WHAT IS REQUIRED: Your task is to retype the lines from the opening of the material through the line that includes "const yTicksD = [0.00, 0.10, 0.20];". Do not copy the pictures.

GIVEN INFORMATION:
============================================================

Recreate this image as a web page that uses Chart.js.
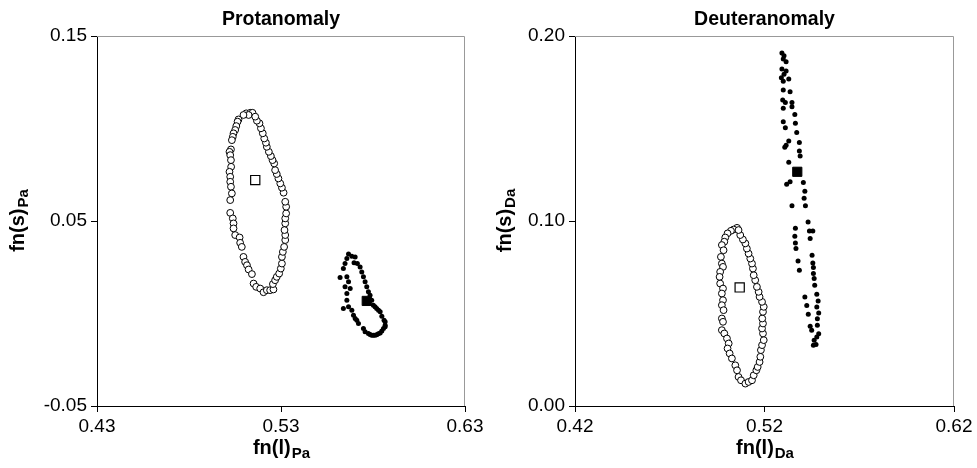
<!DOCTYPE html>
<html>
<head>
<meta charset="utf-8">
<script src="https://cdn.jsdelivr.net/npm/chart.js@4/dist/chart.umd.min.js"></script>
<style>
  body { margin: 0; background: #fff; }
  #wrap { position: relative; width: 977px; height: 468px; }
  canvas { position: absolute; top: 0; }
  #cP { left: 0; }
  #cD { left: 487px; }
</style>
</head>
<body>
<div id="wrap">
  <canvas id="cP" width="487" height="468"></canvas>
  <canvas id="cD" width="490" height="468"></canvas>
</div>
<script>
// ticks
const xTicksP = [0.43, 0.53, 0.63];
const yTicksP = [-0.05, 0.05, 0.15];
const xTicksD = [0.42, 0.52, 0.62];
const yTicksD = [0.00, 0.10, 0.20];

// Protanomaly - normal observers (open circles)
const protNormal = [
  [0.5111,0.1082],[0.5133,0.1085],[0.5145,0.1085],[0.5124,0.1073],[0.5096,0.1073],[0.5069,0.1049],
  [0.5064,0.1037],[0.5057,0.1013],[0.5051,0.0992],[0.5042,0.0974],[0.5038,0.0955],[0.5033,0.0937],
  [0.5028,0.0887],[0.5020,0.0874],[0.5024,0.0856],[0.5028,0.0829],[0.5029,0.0793],[0.5020,0.0766],
  [0.5024,0.0739],[0.5024,0.0712],[0.5028,0.0685],[0.5033,0.0649],[0.5024,0.0613],[0.5024,0.0544],
  [0.5038,0.0514],[0.5042,0.0487],[0.5042,0.0460],[0.5051,0.0424],[0.5075,0.0411],[0.5078,0.0382],
  [0.5087,0.0360],[0.5096,0.0306],[0.5105,0.0279],[0.5115,0.0261],[0.5124,0.0238],[0.5142,0.0213],
  [0.5151,0.0162],[0.5165,0.0144],[0.5187,0.0135],[0.5205,0.0115],[0.5223,0.0126],[0.5241,0.0126],
  [0.5259,0.0130],[0.5256,0.0159],[0.5268,0.0180],[0.5277,0.0198],[0.5290,0.0216],[0.5299,0.0243],
  [0.5305,0.0270],[0.5305,0.0306],[0.5310,0.0333],[0.5317,0.0360],[0.5323,0.0397],[0.5323,0.0424],
  [0.5319,0.0451],[0.5323,0.0487],[0.5323,0.0514],[0.5328,0.0541],[0.5328,0.0577],[0.5323,0.0604],
  [0.5314,0.0653],[0.5305,0.0680],[0.5296,0.0703],[0.5286,0.0730],[0.5277,0.0754],[0.5268,0.0775],
  [0.5263,0.0811],[0.5254,0.0829],[0.5245,0.0851],[0.5234,0.0874],[0.5223,0.0901],[0.5218,0.0923],
  [0.5209,0.0946],[0.5201,0.0974],[0.5191,0.1001],[0.5183,0.1028],[0.5169,0.1042],[0.5160,0.1064]
];
const protNormalMean = [[0.5160,0.0721]];

// Protanomaly - anomalous observers (filled dots)
const protAnomal = [
  [0.5667,0.0321],[0.5685,0.0310],[0.5703,0.0306],[0.5658,0.0297],[0.5648,0.0270],[0.5697,0.0274],
  [0.5715,0.0270],[0.5730,0.0252],[0.5639,0.0243],[0.5739,0.0225],[0.5748,0.0198],[0.5621,0.0195],
  [0.5658,0.0198],[0.5667,0.0171],[0.5648,0.0144],[0.5676,0.0135],[0.5658,0.0108],[0.5757,0.0171],
  [0.5766,0.0144],[0.5775,0.0117],[0.5784,0.0099],[0.5793,0.0072],[0.5802,0.0045],[0.5811,0.0036],
  [0.5820,0.0027],[0.5830,0.0018],[0.5839,0.0009],[0.5848,-0.0015],[0.5860,-0.0036],[0.5866,-0.0045],
  [0.5866,-0.0063],[0.5866,-0.0072],[0.5857,-0.0081],[0.5848,-0.0094],[0.5839,-0.0105],[0.5829,-0.0110],
  [0.5820,-0.0115],[0.5811,-0.0117],[0.5802,-0.0118],[0.5793,-0.0117],[0.5784,-0.0114],[0.5775,-0.0108],
  [0.5757,-0.0099],[0.5748,-0.0081],[0.5721,-0.0054],[0.5712,-0.0036],[0.5703,-0.0027],[0.5694,-0.0009],
  [0.5685,0.0018],[0.5667,0.0036],[0.5639,0.0027],[0.5658,0.0072]
];
const protAnomalMean = [[0.5766,0.0068]];

// Deuteranomaly - normal observers (open circles)
const deutNormal = [
  [0.5055,0.0963],[0.5037,0.0954],[0.5023,0.0947],[0.5005,0.0933],[0.4993,0.0911],[0.4988,0.0888],
  [0.4975,0.0870],[0.4984,0.0842],[0.4970,0.0806],[0.4975,0.0770],[0.4981,0.0752],[0.4966,0.0725],
  [0.4963,0.0698],[0.4966,0.0662],[0.4981,0.0635],[0.4975,0.0608],[0.4981,0.0572],[0.4975,0.0545],
  [0.4984,0.0518],[0.4975,0.0473],[0.4981,0.0455],[0.4975,0.0410],[0.4988,0.0392],[0.5002,0.0365],
  [0.5011,0.0338],[0.5005,0.0311],[0.5016,0.0284],[0.5028,0.0257],[0.5046,0.0220],[0.5055,0.0193],
  [0.5063,0.0157],[0.5076,0.0139],[0.5099,0.0121],[0.5116,0.0130],[0.5134,0.0139],[0.5143,0.0166],
  [0.5157,0.0193],[0.5164,0.0211],[0.5174,0.0238],[0.5178,0.0266],[0.5181,0.0302],[0.5187,0.0329],
  [0.5196,0.0356],[0.5192,0.0392],[0.5187,0.0419],[0.5192,0.0446],[0.5188,0.0473],[0.5192,0.0509],
  [0.5196,0.0536],[0.5187,0.0563],[0.5174,0.0590],[0.5169,0.0617],[0.5160,0.0644],[0.5151,0.0680],
  [0.5143,0.0707],[0.5139,0.0743],[0.5134,0.0770],[0.5125,0.0797],[0.5116,0.0824],[0.5107,0.0851],
  [0.5099,0.0879],[0.5086,0.0900],[0.5072,0.0924],[0.5063,0.0951]
];
const deutNormalMean = [[0.5069,0.0641]];

// Deuteranomaly - anomalous observers (filled dots)
const deutAnomal = [
  [0.5292,0.1908],[0.5303,0.1893],[0.5299,0.1876],[0.5314,0.1861],[0.5292,0.1821],[0.5314,0.1811],
  [0.5303,0.1793],[0.5289,0.1774],[0.5328,0.1767],[0.5299,0.1756],[0.5299,0.1708],[0.5335,0.1699],
  [0.5296,0.1654],[0.5310,0.1641],[0.5345,0.1641],[0.5299,0.1609],[0.5345,0.1617],[0.5360,0.1576],
  [0.5299,0.1536],[0.5310,0.1504],[0.5363,0.1529],[0.5370,0.1479],[0.5328,0.1432],[0.5314,0.1410],
  [0.5307,0.1399],[0.5384,0.1425],[0.5384,0.1378],[0.5388,0.1352],[0.5328,0.1317],[0.5317,0.1198],
  [0.5335,0.1212],[0.5405,0.1208],[0.5413,0.1161],[0.5409,0.1123],[0.5345,0.1082],[0.5416,0.1082],
  [0.5430,0.0995],[0.5437,0.0946],[0.5455,0.0946],[0.5363,0.0961],[0.5360,0.0918],[0.5441,0.0905],
  [0.5363,0.0881],[0.5366,0.0851],[0.5451,0.0815],[0.5377,0.0784],[0.5455,0.0773],[0.5384,0.0734],
  [0.5458,0.0748],[0.5458,0.0716],[0.5462,0.0689],[0.5465,0.0653],[0.5413,0.0589],[0.5476,0.0604],
  [0.5483,0.0568],[0.5423,0.0543],[0.5476,0.0535],[0.5486,0.0503],[0.5431,0.0496],[0.5479,0.0472],
  [0.5441,0.0431],[0.5479,0.0436],[0.5449,0.0409],[0.5486,0.0391],[0.5476,0.0373],[0.5462,0.0355],
  [0.5472,0.0333],[0.5458,0.0328]
];
const deutAnomalMean = [[0.5373,0.1266]];

const FONT = '"Liberation Sans", Arial, Helvetica, sans-serif';

function pts(arr) {
  return arr.map(([x, y]) => ({ x, y }));
}

// texto principal + subscrito
function textoSub(ctx, main, sub, cx, y) {
  ctx.font = 'bold 20px ' + FONT;
  const w1 = ctx.measureText(main).width;
  ctx.font = 'bold 15px ' + FONT;
  const w2 = ctx.measureText(sub).width;
  const x0 = cx - (w1 + w2) / 2;
  ctx.textAlign = 'left';
  ctx.textBaseline = 'alphabetic';
  ctx.font = 'bold 20px ' + FONT;
  ctx.fillText(main, x0, y);
  ctx.font = 'bold 15px ' + FONT;
  ctx.fillText(sub, x0 + w1 + 1, y + 3.5);
}

const decor = {
  id: 'decor',
  beforeDatasetsDraw(chart) {
    const { ctx, chartArea: a } = chart;
    ctx.save();
    ctx.strokeStyle = '#999';
    ctx.lineWidth = 1;
    ctx.beginPath();
    ctx.moveTo(a.left, Math.round(a.top) + 0.5);
    ctx.lineTo(Math.round(a.right) - 0.5, Math.round(a.top) + 0.5);
    ctx.lineTo(Math.round(a.right) - 0.5, a.bottom);
    ctx.stroke();
    ctx.restore();
  },
  afterDraw(chart, args, opts) {
    const { ctx, chartArea: a } = chart;
    const cx = (a.left + a.right) / 2;
    const cy = (a.top + a.bottom) / 2;
    ctx.save();
    ctx.fillStyle = '#000';
    ctx.font = 'bold 19.5px ' + FONT;
    ctx.textAlign = 'center';
    ctx.textBaseline = 'alphabetic';
    ctx.fillText(opts.titulo, cx, 25);
    textoSub(ctx, opts.xMain, opts.sub, cx, 454);
    ctx.translate(24, cy);
    ctx.rotate(-Math.PI / 2);
    textoSub(ctx, opts.yMain, opts.sub, 0, 0);
    ctx.restore();
  }
};

function criarGrafico(id, cfg) {
  const ctx = document.getElementById(id).getContext('2d');
  const tickFont = { family: FONT, size: 19 };
  return new Chart(ctx, {
    type: 'scatter',
    data: {
      datasets: [
        { data: pts(cfg.normal), pointStyle: 'circle', pointRadius: 3.4, pointBackgroundColor: '#fff',
          pointBorderColor: '#000', pointBorderWidth: 1 },
        { data: pts(cfg.anomal), pointStyle: 'circle', pointRadius: 2.5, pointBackgroundColor: '#000',
          pointBorderColor: '#000', pointBorderWidth: 0 },
        { data: pts(cfg.normalMean), pointStyle: 'rect', pointRadius: 6.5, pointBackgroundColor: '#fff',
          pointBorderColor: '#000', pointBorderWidth: 1.2 },
        { data: pts(cfg.anomalMean), pointStyle: 'rect', pointRadius: 6.5, pointBackgroundColor: '#000',
          pointBorderColor: '#000', pointBorderWidth: 1 }
      ]
    },
    options: {
      responsive: false,
      animation: false,
      devicePixelRatio: 1,
      layout: { padding: { top: 36, right: cfg.padRight, left: 0, bottom: 0 } },
      scales: {
        x: {
          type: 'linear',
          min: cfg.xTicks[0],
          max: cfg.xTicks[cfg.xTicks.length - 1],
          afterBuildTicks: s => { s.ticks = cfg.xTicks.map(v => ({ value: v })); },
          afterFit: s => { s.height = 62; },
          ticks: { callback: v => v.toFixed(2), font: tickFont, color: '#000', padding: 3,
                   maxRotation: 0, autoSkip: false },
          grid: { drawOnChartArea: false, tickLength: 6, color: '#000' },
          border: { color: '#000', width: 1 }
        },
        y: {
          type: 'linear',
          min: cfg.yTicks[0],
          max: cfg.yTicks[cfg.yTicks.length - 1],
          afterBuildTicks: s => { s.ticks = cfg.yTicks.map(v => ({ value: v })); },
          afterFit: s => { s.width = cfg.yWidth; },
          ticks: { callback: v => v.toFixed(2), font: tickFont, color: '#000', padding: 4, autoSkip: false },
          grid: { drawOnChartArea: false, tickLength: 6, color: '#000' },
          border: { color: '#000', width: 1 }
        }
      },
      plugins: {
        legend: { display: false },
        tooltip: { enabled: false },
        decor: { titulo: cfg.titulo, xMain: 'fn(l)', yMain: 'fn(s)', sub: cfg.sub }
      }
    },
    plugins: [decor]
  });
}

criarGrafico('cP', {
  titulo: 'Protanomaly', sub: 'Pa', xTicks: xTicksP, yTicks: yTicksP,
  normal: protNormal, anomal: protAnomal, normalMean: protNormalMean, anomalMean: protAnomalMean,
  yWidth: 97, padRight: 22
});

criarGrafico('cD', {
  titulo: 'Deuteranomaly', sub: 'Da', xTicks: xTicksD, yTicks: yTicksD,
  normal: deutNormal, anomal: deutAnomal, normalMean: deutNormalMean, anomalMean: deutAnomalMean,
  yWidth: 88, padRight: 23
});
</script>
</body>
</html>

============================================================

REPLY:
Recreate this image as a web page that uses Chart.js.
<!DOCTYPE html>
<html>
<head>
<meta charset="utf-8">
<script src="https://cdn.jsdelivr.net/npm/chart.js@4/dist/chart.umd.min.js"></script>
<style>
  body { margin: 0; background: #fff; }
  #wrap { position: relative; width: 977px; height: 468px; }
  canvas { position: absolute; top: 0; }
  #cP { left: 0; }
  #cD { left: 487px; }
</style>
</head>
<body>
<div id="wrap">
  <canvas id="cP" width="487" height="468"></canvas>
  <canvas id="cD" width="490" height="468"></canvas>
</div>
<script>
// ticks
const xTicksP = [0.43, 0.53, 0.63];
const yTicksP = [-0.05, 0.05, 0.15];
const xTicksD = [0.42, 0.52, 0.62];
const yTicksD = [0.00, 0.10, 0.20];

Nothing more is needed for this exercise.